11th September – 14th September, 2023
Registration Deadline
Monday 7 August 2023 at 09:00
Organizer
Copenhagen Business School. PhD School
Nina Iversen
Phone: +45 3815 2475
ni.research@cbs.dk
Michel Foucault’s work continues to offer a major source of inspiration for PhD projects across a wide range of disciplinary domains. This PhD course explores how Foucault’s work speaks to three broad themes in contemporary business school research and beyond: Organization, technology, and subject-formation. The lecturers on the course have all pursued substantive research on these themes, drawing upon different parts of Foucault’s authorship, and they will base their teaching on this research experience. Overall, we will explore how Foucault’s thinking can help to inquire into the organizations, technologies and techniques of self-formation that make up the conditions of possibility for our contemporary experiences. A key aim of the course is that the participants acquire an effective overview of analytical possibilities in Foucault’s work, effective for selecting and deploying such analytics in their own research.
More information and registration: https://phdsupport.nemtilmeld.dk/38/
Course coordinator:
Kaspar Villadsen, Department of Business Humanities and Law (BHL)
Faculty
Professor Sverre Raffnsøe
Department of Business Humanities and Law, CBS
Associate Professor Marius Gudmand-Høyer
Department of Business Humanities and Law, CBS
Professor (mso) Kaspar Villadsen
Department of Business Humanities and Law, CBS
Prerequisites
Only PhD students can participate in the course.
Participation requires submission of a short paper (see more below). Papers must be in English and deadline is 1st September 2023.
It is a precondition for receiving the course diploma that the PhD student attends the whole course.
Aim
The course will provide the participants with:
a) An introduction to key analytical potentials reconstructed from Foucault’s wide-ranging authorship as well as the lecturers’ own research projects.

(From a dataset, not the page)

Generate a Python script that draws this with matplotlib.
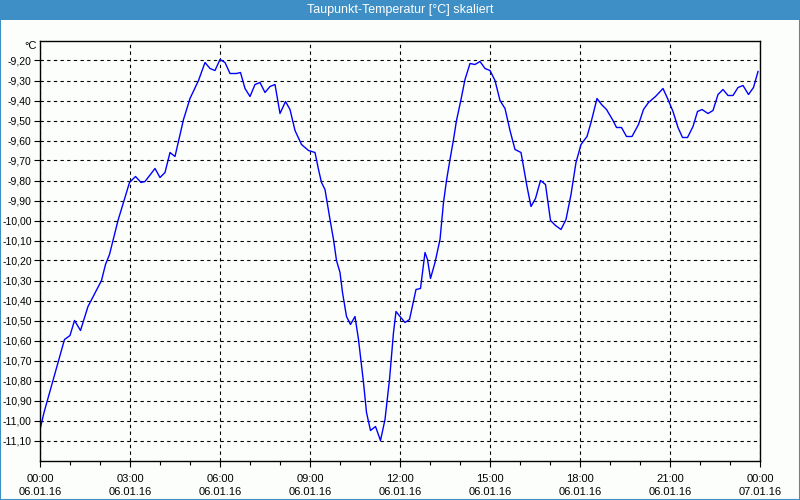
import numpy as np
import matplotlib
matplotlib.use('Agg')
import matplotlib.pyplot as plt
from matplotlib.patches import Rectangle
from matplotlib.ticker import MultipleLocator, FixedLocator

plt.rcParams['font.family'] = ['Liberation Sans', 'DejaVu Sans']

# minutes since 06.01.16 00:00
minutes = [0, 8, 49, 60, 69, 81, 96, 123, 131, 139, 156, 179, 191, 202, 210,
           230, 240, 250, 260, 270, 287, 300, 317, 330, 340, 350, 360, 370,
           380, 393, 401, 410, 420, 430, 440, 450, 460, 470, 480, 491, 500,
           510, 523, 537, 550, 557, 563, 570, 580, 587, 593, 600, 605, 613,
           621, 630, 637, 647, 653, 661, 671, 681, 690, 699, 707, 712, 720,
           730, 739, 748, 752, 761, 770, 775, 781, 790, 800, 807, 813, 820,
           827, 833, 842, 850, 860, 870, 880, 890, 900, 910, 920, 930, 940,
           950, 962, 974, 982, 991, 1001, 1011, 1021, 1031, 1042, 1052, 1062,
           1072, 1082, 1094, 1102, 1114, 1123, 1133, 1146, 1153, 1163, 1173,
           1184, 1197, 1207, 1217, 1231, 1246, 1256, 1266, 1276, 1285, 1295,
           1306, 1315, 1324, 1336, 1346, 1356, 1366, 1376, 1386, 1396, 1406,
           1417, 1427, 1436]
dewpoint = [-11.045, -10.96, -10.595, -10.575, -10.50, -10.55, -10.43, -10.30,
            -10.22, -10.17, -10.00, -9.81, -9.78, -9.81, -9.805, -9.74, -9.785,
            -9.76, -9.66, -9.68, -9.495, -9.39, -9.30, -9.21, -9.24, -9.25,
            -9.195, -9.21, -9.265, -9.265, -9.26, -9.34, -9.38, -9.32, -9.31,
            -9.36, -9.33, -9.32, -9.465, -9.405, -9.445, -9.55, -9.62, -9.65,
            -9.66, -9.745, -9.81, -9.845, -9.995, -10.095, -10.20, -10.26,
            -10.36, -10.48, -10.52, -10.48, -10.595, -10.81, -10.96, -11.05,
            -11.03, -11.10, -10.995, -10.795, -10.56, -10.455, -10.48, -10.51,
            -10.495, -10.39, -10.345, -10.34, -10.16, -10.195, -10.29, -10.21,
            -10.095, -9.91, -9.80, -9.695, -9.595, -9.50, -9.395, -9.295,
            -9.215, -9.22, -9.205, -9.24, -9.25, -9.30, -9.40, -9.44, -9.55,
            -9.645, -9.66, -9.83, -9.93, -9.89, -9.80, -9.82, -10.00, -10.025,
            -10.045, -9.995, -9.87, -9.71, -9.62, -9.58, -9.51, -9.39, -9.42,
            -9.445, -9.50, -9.535, -9.535, -9.58, -9.58, -9.52, -9.445, -9.41,
            -9.38, -9.34, -9.395, -9.455, -9.535, -9.585, -9.585, -9.53,
            -9.455, -9.445, -9.465, -9.45, -9.37, -9.345, -9.375, -9.375,
            -9.335, -9.325, -9.37, -9.335, -9.255]

tick_hours = [0, 3, 6, 9, 12, 15, 18, 21, 24]
tick_times = ['00:00', '03:00', '06:00', '09:00', '12:00', '15:00', '18:00', '21:00', '00:00']
tick_dates = ['06.01.16'] * 8 + ['07.01.16']

bar_blue = '#3d8fc6'

fig = plt.figure(figsize=(8, 5), dpi=100, facecolor='#fcfefc')
ax = fig.add_axes([40/800, 39.5/500, 720/800, 420/500])
ax.set_facecolor('#fcfefc')

hours = np.array(minutes) / 60.0
ax.plot(hours, dewpoint, color='#0000ff', lw=1.0)

ax.set_xlim(0, 24)
ax.set_ylim(-11.2, -9.1)

yt = np.round(np.arange(-11.10, -9.15, 0.1), 2)
ax.yaxis.set_major_locator(FixedLocator(yt))
ax.set_yticklabels([('%.2f' % v).replace('.', ',') for v in yt], fontsize=7.5)
ax.xaxis.set_major_locator(FixedLocator(tick_hours))
ax.xaxis.set_minor_locator(MultipleLocator(1))
ax.set_xticklabels([t + '\n' + d for t, d in zip(tick_times, tick_dates)],
                   linespacing=1.3, fontsize=8)

ax.tick_params(axis='both', which='major', length=4, width=0.8, color='black')
ax.tick_params(axis='y', which='major', pad=2)
ax.tick_params(axis='x', which='major', pad=6)
ax.tick_params(axis='x', which='minor', length=3, width=0.8)
for s in ax.spines.values():
    s.set_color('black')
    s.set_linewidth(1.0)

ax.grid(True, which='major', color='black', linestyle=(0, (3, 3)), linewidth=0.8)
ax.set_axisbelow(True)

fig.text(31/800, 1 - 46/500, '°C', ha='center', va='center', fontsize=8)

# title bar and border
fig.patches.append(Rectangle((0, 1 - 20/500), 1, 20/500, transform=fig.transFigure,
                             facecolor=bar_blue, edgecolor='none', zorder=0))
fig.patches.append(Rectangle((0.0006, 0.001), 0.9988, 0.998, transform=fig.transFigure,
                             fill=False, edgecolor=bar_blue, lw=1.5, zorder=5))
fig.text(0.5, 1 - 10/500, 'Taupunkt-Temperatur [°C] skaliert', ha='center', va='center',
         color='white', fontsize=9)

plt.savefig('out.png', dpi=100, facecolor=fig.get_facecolor())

b) In particular, we will discuss different approaches to themes of organization, technology, and subject-formation as they are deployed in state-of-the-art Foucault-inspired scholarship.
c) The potentials and limits of the particular way Foucauldian analytics can be applied in the participant’s research will be discussed. Hence, a range of analytical resources and potentials will be explored and discussed in relation to the participants’ current research.